Law School Assessment in the Context of Accreditation: Critical Questions, What We Know and Don't Know, and What We Should Do Next
Document Type
Law Review Article
Publication Date
1-2018
Keywords
educational psychology and metacognition, academic success programs
Abstract
"The essay proceeds in several parts. Part I provides important background about student learners now in law school or in the pipeline to attend law school in coming years. Since the focus of assessment is on student learning, it is crucial to understand the individuals whose learning is being assessed. Applying assessment practices historically developed for learners with different characteristics can result in mistaken judgments or missed opportunities for understanding and shaping the learning occurring today.
"Part II considers assessment practices increasingly associated with academic support programs introduced into legal education in the past quarter-century. Many faculty members were not exposed to academic support programming during their time in law school, because they sailed through their law school careers with little difficulty and thus did not experience some of the challenges that many in more recent generations of law students know all too well. Some faculty members may indeed regard academic support programming as remedial, assuming that those involved in this instructional area lack scholarly insights or exist in a world apart. Contrary to these assumptions, however, those engaged in academic support instruction are typically deeply knowledgeable about cognitive sciences and learning theory. They are among law schools’ best resources for guiding the implementation of the new ABA requirements on assessment, and faculty colleagues need to understand the scholarly insights emerging in this new field.

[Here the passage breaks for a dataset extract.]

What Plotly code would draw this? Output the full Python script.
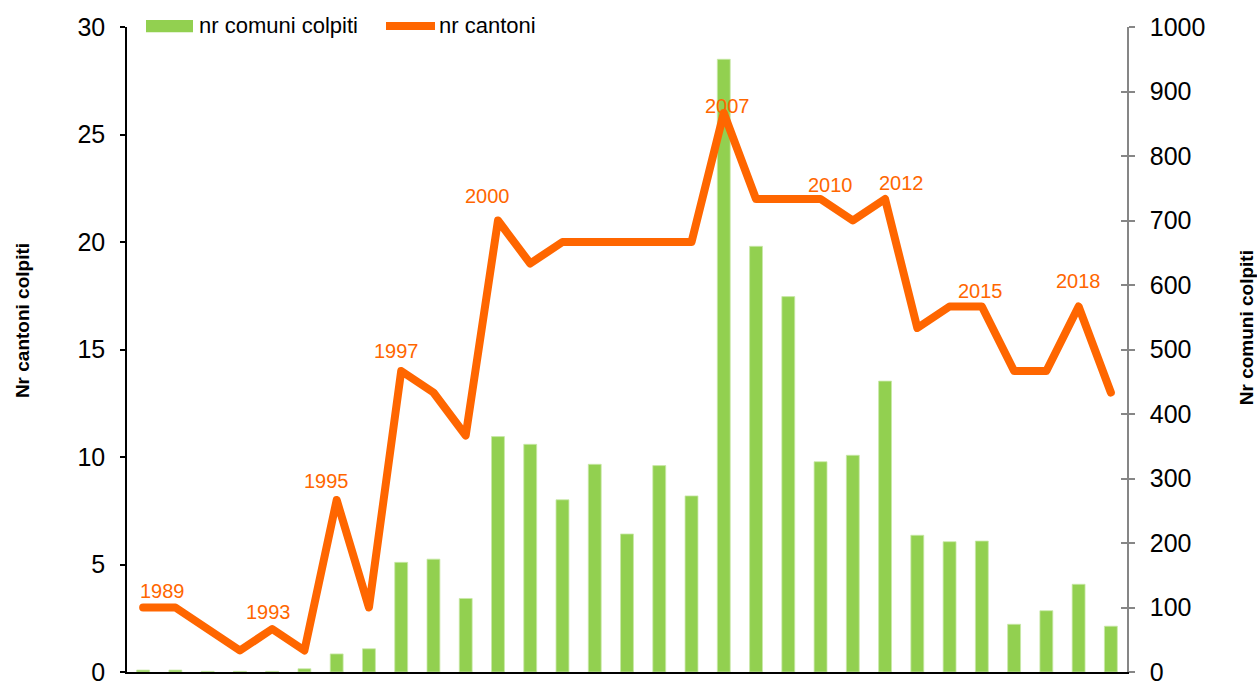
import plotly.graph_objects as go

years = list(range(1989, 2020))
nr_cantoni = [3, 3, 2, 1, 2, 1, 8, 3, 14, 13, 11, 21, 19, 20, 20, 20, 20, 20,
              26, 22, 22, 22, 21, 22, 16, 17, 17, 14, 14, 17, 13]
nr_comuni = [3, 3, 1, 1, 1, 5, 28, 36, 170, 175, 114, 365, 353, 267, 322, 214,
             320, 273, 950, 660, 582, 326, 336, 451, 212, 202, 203, 74, 95, 136, 71]
label_years = [1989, 1993, 1995, 1997, 2000, 2007, 2010, 2012, 2015, 2018]

# label pixel offsets (style)
label_shift = {1989: (19, 17), 1993: (-4, 17), 1995: (-10, 19), 1997: (-5, 20),
               2000: (-10, 25), 2007: (4, 7), 2010: (10, 14), 2012: (16, 16),
               2015: (-1, 16), 2018: (0, 26)}

GREEN = "#92D050"
ORANGE = "#FF6600"
FONT = "Liberation Sans, Arial, sans-serif"

fig = go.Figure()
fig.add_trace(go.Bar(x=years, y=nr_comuni, name="nr comuni colpiti", yaxis="y",
                     width=0.4, marker=dict(color=GREEN, line=dict(color="#c9e8a8", width=0.8)),
                     showlegend=False))
fig.add_trace(go.Bar(x=years, y=nr_comuni, yaxis="y3", width=0.4, opacity=0,
                     hoverinfo="skip", showlegend=False))
fig.add_trace(go.Scatter(x=years, y=nr_cantoni, name="nr cantoni", yaxis="y2",
                         mode="lines", line=dict(color=ORANGE, width=8),
                         showlegend=False))

annotations = []
for yr in label_years:
    v = nr_cantoni[years.index(yr)]
    dx, dy = label_shift[yr]
    annotations.append(dict(x=yr, y=v, xref="x", yref="y2", text=str(yr),
                            showarrow=False, xanchor="center", yanchor="middle",
                            xshift=dx, yshift=dy,
                            font=dict(family=FONT, size=20, color=ORANGE)))

# axis titles
annotations.append(dict(x=-0.105, y=0.544, xref="paper", yref="paper",
                        text="<b>Nr cantoni colpiti</b>", textangle=-90, showarrow=False,
                        xanchor="center", yanchor="middle",
                        font=dict(family=FONT, size=19, color="black")))
annotations.append(dict(x=1.119, y=0.533, xref="paper", yref="paper",
                        text="<b>Nr comuni colpiti</b>", textangle=-90, showarrow=False,
                        xanchor="center", yanchor="middle",
                        font=dict(family=FONT, size=19, color="black")))
# legend texts
annotations.append(dict(x=0.070, y=1.0016, xref="paper", yref="paper",
                        text="nr comuni colpiti", showarrow=False, xanchor="left",
                        yanchor="middle", font=dict(family=FONT, size=22, color="black")))
annotations.append(dict(x=0.310, y=1.0016, xref="paper", yref="paper",
                        text="nr cantoni", showarrow=False, xanchor="left",
                        yanchor="middle", font=dict(family=FONT, size=22, color="black")))

shapes = [
    dict(type="rect", xref="paper", yref="paper", x0=0.019, x1=0.066,
         y0=0.992, y1=1.011, fillcolor=GREEN, line=dict(width=0)),
    dict(type="line", xref="paper", yref="paper", x0=0.259, x1=0.308,
         y0=1.0016, y1=1.0016, line=dict(color=ORANGE, width=8)),
]

fig.update_layout(
    template="none",
    width=1257, height=681,
    margin=dict(l=127, r=130, t=27, b=9, autoexpand=False),
    paper_bgcolor="white", plot_bgcolor="white",
    font=dict(family=FONT, color="black"),
    bargap=0.6,
    xaxis=dict(range=[1988.5, 2019.5], showline=True, linecolor="black", linewidth=1.5,
               showticklabels=False, ticks="", showgrid=False, zeroline=False,
               automargin=False),
    yaxis=dict(side="right", range=[0, 1000], dtick=100, showline=True,
               linecolor="#868686", linewidth=1.5, ticks="outside", ticklen=6,
               tickcolor="#868686", tickwidth=1.5, tickfont=dict(size=25, color="black"),
               showgrid=False, zeroline=False, ticklabelstandoff=10, automargin=False,
               ticklabeloverflow="allow"),
    yaxis2=dict(overlaying="y", side="left", range=[0, 30], dtick=5, showline=True,
                linecolor="black", linewidth=1.5, ticks="outside", ticklen=5,
                tickcolor="black", tickwidth=1.5, tickfont=dict(size=25, color="black"),
                showgrid=False, zeroline=False, ticklabelstandoff=10, automargin=False,
                ticklabeloverflow="allow"),
    yaxis3=dict(overlaying="y", side="right", range=[0, 1000], dtick=100,
                showline=False, ticks="inside", ticklen=6, tickcolor="#868686",
                tickwidth=1.5, showticklabels=False, showgrid=False, zeroline=False,
                automargin=False),
    annotations=annotations,
    shapes=shapes,
)

post = ("document.body.style.margin='0';document.body.style.overflow='hidden';"
        "document.querySelectorAll('.scatterlayer path.js-line').forEach(function(p){"
        "p.style.strokeLinejoin='round';p.style.strokeLinecap='round';});")
fig.write_html("out.html", config={"displayModeBar": False}, post_script=post)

"Part III considers assessment processes increasingly being introduced by innovative faculty members who are experimenting with diverse forms of ‘formative assessment’—that is, introducing new types of educational practices into their courses and testing the extent to which such practices improve student learning. ‘Formative assessments’ differ from ‘summative assessments’ typically used to award grades at the end of a course. ‘Formative assessments’ simply provide students with educational tasks and some sort of feedback to help them become more aware of what they do or do not know, and to help build ‘scaffolds’ for subsequent learning. The new ABA standards direct law schools to incorporate more opportunities for ‘formative assessment’ in their instructional programs, while being clear that such techniques need not be employed in every class. Nonetheless, faculty colleagues who wish to experiment with such innovations need to know what types of formative assessment strategies are being developed by colleagues around the country, and may wish to learn how colleagues are themselves assessing whether such innovations actually make a difference in student learning.
"Part IV turns to ‘institutional assessment,’ and the ways that law schools as institutions can approach new ABA requirements that mandate them to identify and assess their students’ learning through certain lenses or with an eye to certain ‘competences’ that are needed by legal professionals and that may increasingly be embedded in evolving bar examination practices or considered by prospective employers when recruiting students or evaluating associates early in their careers. ‘Institutional assessment’ practices typically necessitate collaborative efforts among faculty colleagues and between faculty and professional staff in order to determine the critical dimensions of learning to be assessed, across a number of courses and over the several years that students are enrolled. These critical dimensions are increasingly referred to as ‘programmatic learning outcomes.’ Once programmatic learning outcomes have been identified and adopted, additional challenges arise. How can a school and its faculty and professional staff collectively determine whether the desired outcomes have been achieved by their student bodies as a whole? Part IV accordingly proceeds in two major subparts, first considering learning outcomes and related questions, and then considering potential assessment techniques. Institutional assessment is by no means easy, and most faculty members, deans, and associate deans are unfamiliar with core concepts and methods. This part accordingly endeavors to help law schools and their faculties to get up to speed as they embark on this new journey.
"In concluding, Part V engages in a modest thought experiment, suggesting that legal education’s specialized accreditor, the ABA’s Council on Legal Education, should engage more seriously in the kind of sound assessment practices that it has now mandated for law schools and their faculties. It references good practices used in other professional fields as a means of testing collective judgments about and updating appropriate accreditation practices, and suggests that the ABA would do well to practice what it preaches—or, indeed, demands."